No legal sophistry hereOf course, you could argue that the activity of manufacturing of cars should attract not just 40 per cent but in fact something steeper, say, 60 per cent. But that is another matter altogether.
This is not some legal sophistry designed to mask a corporate concession to look like something that is fair and square. There is an additional factor as to why Parliament confined itself to stipulating a ceiling rate for excisable goods but otherwise had been agnostic as to the actual rate charged by the executive authority. Rates of indirect taxes have to be structured in such a manner that they can be varied up and down in tune with the changes in the external environment, both economic and political, without having to seek parliamentary approval every time the rates are so revised.

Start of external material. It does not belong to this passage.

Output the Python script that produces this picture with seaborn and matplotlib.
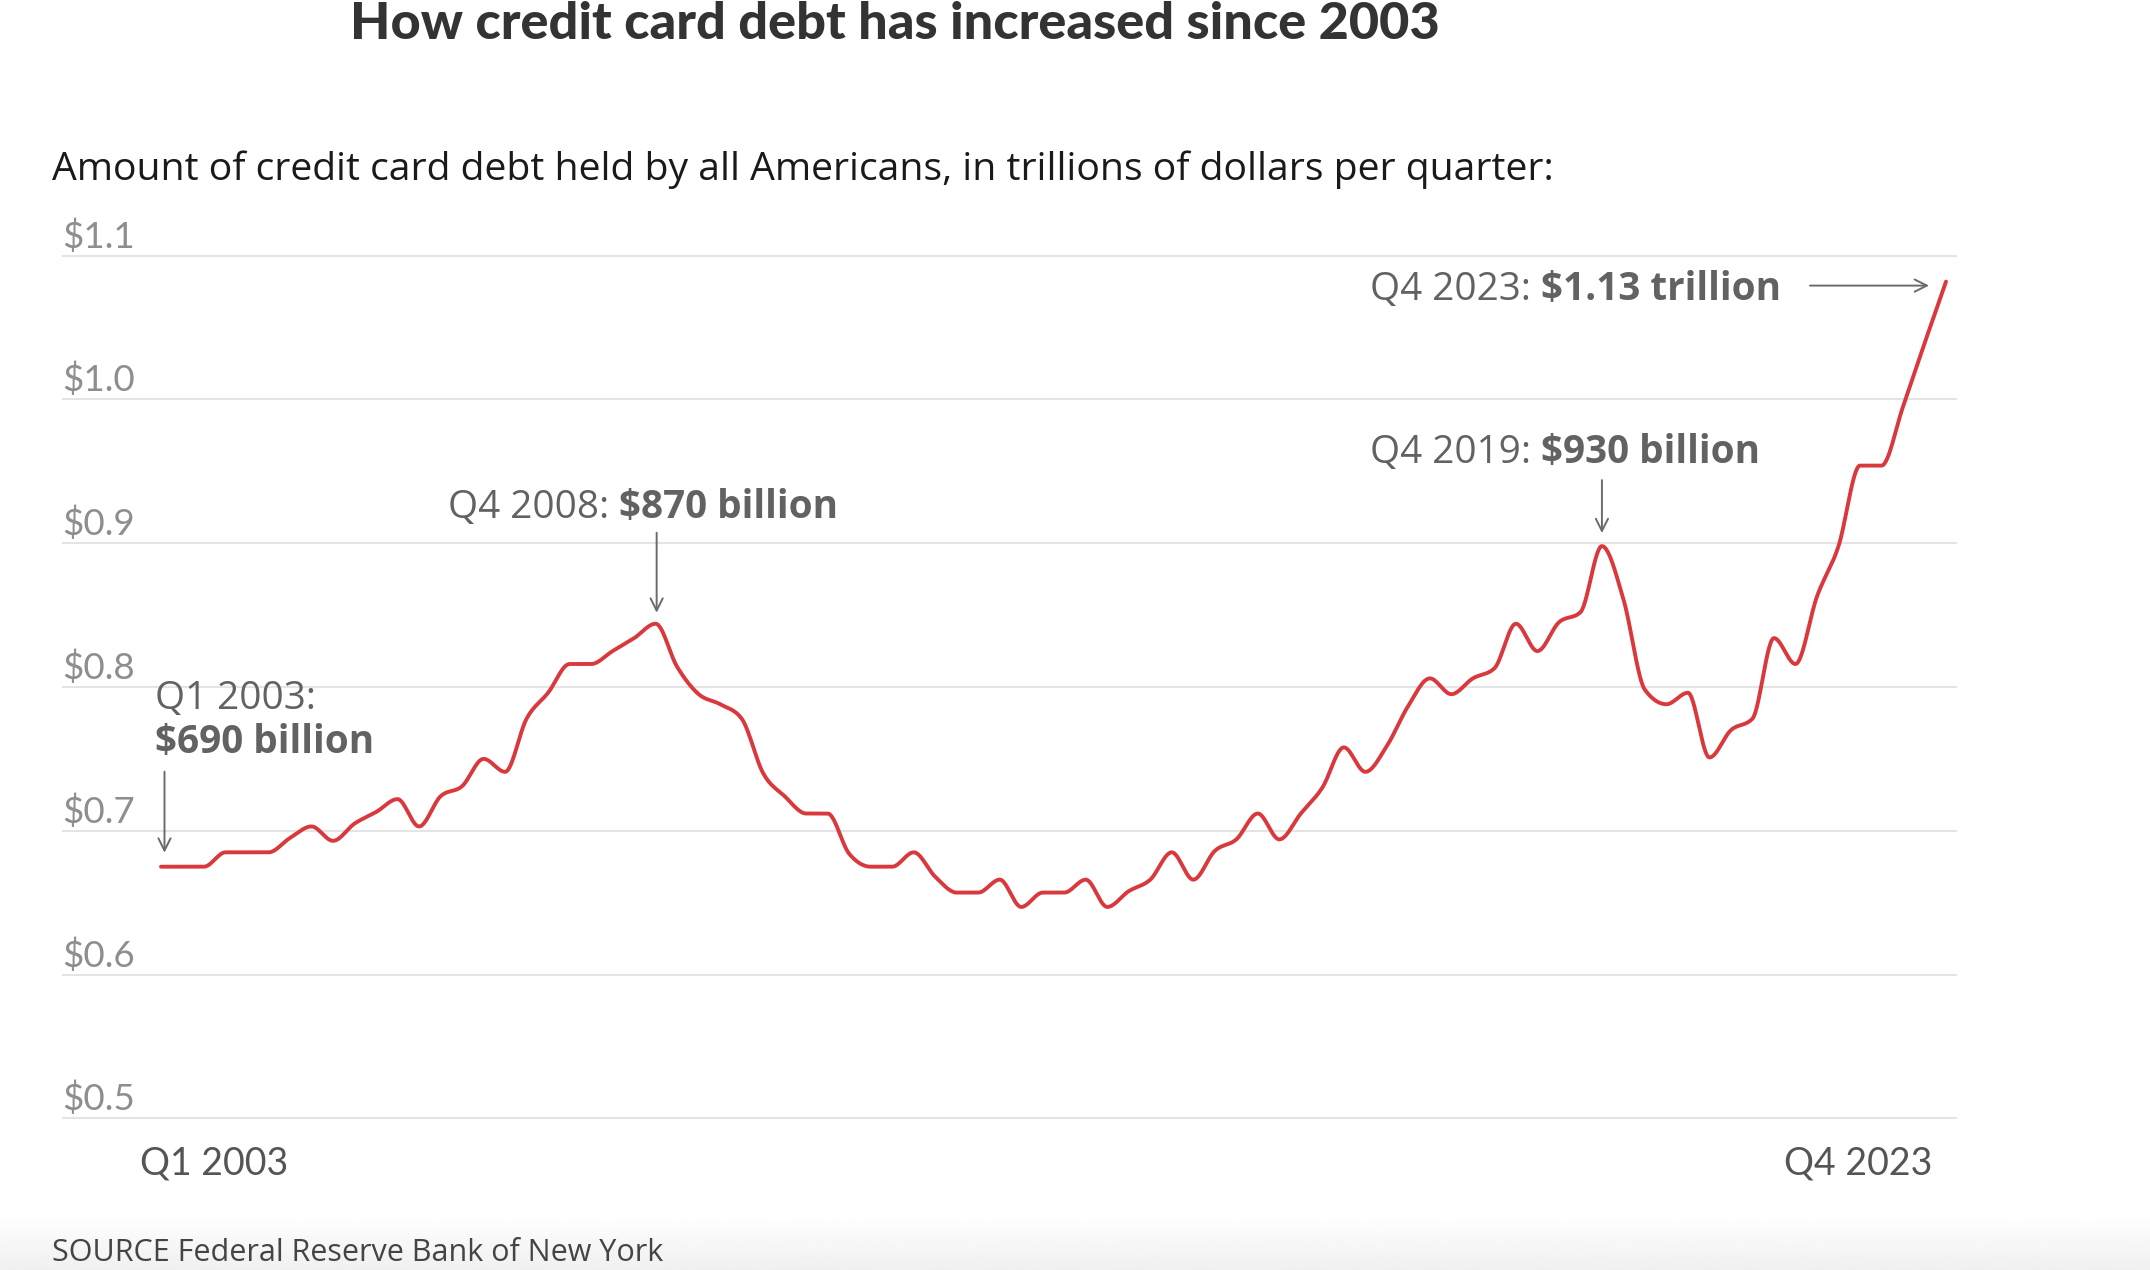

In a globalised world, such exigencies are all too frequent. Should hostilities break out between India and China and the Government needs to mop up additional resources, an excise duty hike becomes inevitable. Similarly, if there is a slowdown in the economy, as happened two years ago, the Government needs to stimulate demand by reducing the excise duties.
None of these contingencies should have to wait for Parliament to be convened and rate modifications approved. A similar situation can be conceived of for changes in customs duty as well. In other words, the differences between ceiling rates prescribed under the law and the actual rates charged in tune with economic realities shouldn’t be viewed as largesse granted to the corporates.